ミリングヘッドコーチはチームの成長を口にしたが、それは選手個々の遂行力が上がったことを指すとともに、成功体験によって自信を得る好循環が生まれたと言う。

「シーズンを通してずっと練習してきたことをここ何試合かでコート上で表現できるようになった。私のやりたいバスケットがどんなバスケットかということを選手がしっかりと理解し始めたのです。オフェンスよりもまずはディフェンス、オフェンスではテンポをとにかくコントロールしようと話してきた。私はバスケットボールの80%はメンタルだと思っていますが、トップチームと競り合えたことで選手たちも自信をつけてきた」

また、ミリングヘッドコーチは継続することの大切さも強く主張した。「チームを組織的に見た時、とにかく繰り返して練習していくことが大事です。繰り返すことでそれが自然にできるようになる。強いチームはみんなそうしていると思います。リーグのトップを見ると、同じコーチや同じ選手で長い期間やっています。そうすることでお互いの理解が深まります。それがベンチの層にも繋がり、強さになるのです」

そう継続の大切さを説いたミリングヘッドコーチだが、今シーズン限りで横浜のヘッドコーチを退任し、来シーズンはフランスリーグで指揮を執ることをすでに発表している。チームの充実を感じているからこそ続投を願ったが、それは叶わなかった。

「合流したその日から私を受け入れてくれた。
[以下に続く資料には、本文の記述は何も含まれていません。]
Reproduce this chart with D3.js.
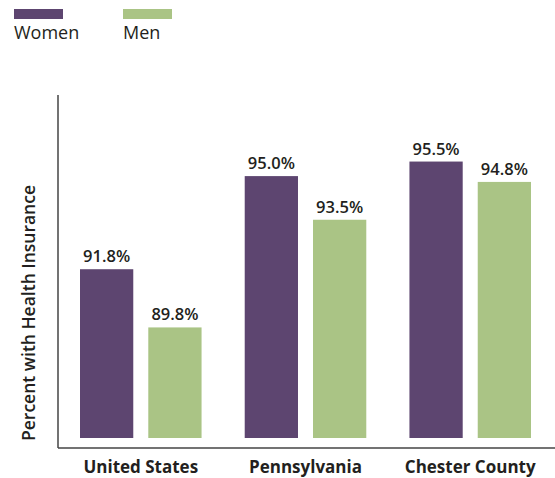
<!DOCTYPE html>
<html>
<head>
<meta charset="utf-8">
<script src="https://cdn.jsdelivr.net/npm/d3@7"></script>
<style>
  body { margin: 0; background: #fff; }
  svg { display: block; font-family: "Open Sans", sans-serif; }
</style>
</head>
<body>
<div id="chart"></div>
<script>
// data
const regions = ["United States", "Pennsylvania", "Chester County"];
const genders = ["Women", "Men"];
const women = [91.8, 95.0, 95.5];
const men = [89.8, 93.5, 94.8];
const colors = ["#5d4570", "#aac485"];

const width = 555;
const height = 478;

const svg = d3.select("#chart").append("svg")
    .attr("width", width)
    .attr("height", height);

// scales
const x0 = d3.scaleBand().domain(regions).range([80, 531]).paddingInner(0.262);
const x1 = d3.scaleBand().domain(genders).range([0, x0.bandwidth()]).paddingInner(0.22);
const y = d3.scaleLinear().domain([86, 98]).range([438, 438 - 12 * 29.1]);
const color = d3.scaleOrdinal().domain(genders).range(colors);

const rows = regions.map((r, i) => ({ region: r, values: [
    { gender: "Women", value: women[i] },
    { gender: "Men", value: men[i] }
] }));

// bars
const group = svg.selectAll("g.region")
    .data(rows)
    .enter().append("g")
    .attr("class", "region")
    .attr("transform", d => `translate(${x0(d.region)},0)`);

group.selectAll("rect")
    .data(d => d.values)
    .enter().append("rect")
    .attr("x", d => x1(d.gender))
    .attr("y", d => y(d.value))
    .attr("width", x1.bandwidth())
    .attr("height", d => y(86) - y(d.value))
    .attr("fill", d => color(d.gender));

group.selectAll("text")
    .data(d => d.values)
    .enter().append("text")
    .attr("x", d => x1(d.gender) + x1.bandwidth() / 2)
    .attr("y", d => y(d.value) - 7)
    .attr("text-anchor", "middle")
    .attr("font-size", "16.5px")
    .attr("font-weight", 600)
    .attr("fill", "#231f20")
    .text(d => d.value.toFixed(1) + "%");

// axes lines
svg.append("line")
    .attr("x1", 58).attr("x2", 58)
    .attr("y1", 95).attr("y2", 448)
    .attr("stroke", "#444").attr("stroke-width", 1.5);
svg.append("line")
    .attr("x1", 58).attr("x2", width)
    .attr("y1", 448).attr("y2", 448)
    .attr("stroke", "#444").attr("stroke-width", 1.5);

// category labels
svg.selectAll("text.cat")
    .data(regions)
    .enter().append("text")
    .attr("class", "cat")
    .attr("x", d => x0(d) + x0.bandwidth() / 2)
    .attr("y", 473)
    .attr("text-anchor", "middle")
    .attr("font-size", "17px")
    .attr("font-weight", 700)
    .attr("fill", "#231f20")
    .text(d => d);

// y title
svg.append("text")
    .attr("transform", "translate(35,313) rotate(-90)")
    .attr("text-anchor", "middle")
    .attr("font-size", "17.5px")
    .attr("font-weight", 600)
    .attr("fill", "#231f20")
    .text("Percent with Health Insurance");

// legend
const legend = svg.selectAll("g.legend")
    .data(genders)
    .enter().append("g")
    .attr("class", "legend")
    .attr("transform", (d, i) => `translate(${14 + i * 109},0)`);

legend.append("rect")
    .attr("y", 9)
    .attr("width", 49)
    .attr("height", 10)
    .attr("fill", d => color(d));

legend.append("text")
    .attr("y", 39)
    .attr("font-size", "18px")
    .attr("fill", "#231f20")
    .text(d => d);
</script>
</body>
</html>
アップダウンがあった中で友情も生まれてきた。このシーズンを通して日本で過ごせた時間はとても楽しかったし、本当は横浜に残りたかった。それでも、苦渋の決断を下さないといけなかった。横浜の監督をやって良かったと心から思う」

噓偽りない、正直な気持ちだろう。奇しくも、A東京とのラストマッチに勝利できれば、勝ち星は19に到達しクラブのB1での最多勝利数を更新することになる。選手としては『最高の終わり方』でミリングヘッドコーチを送り出したいところだ。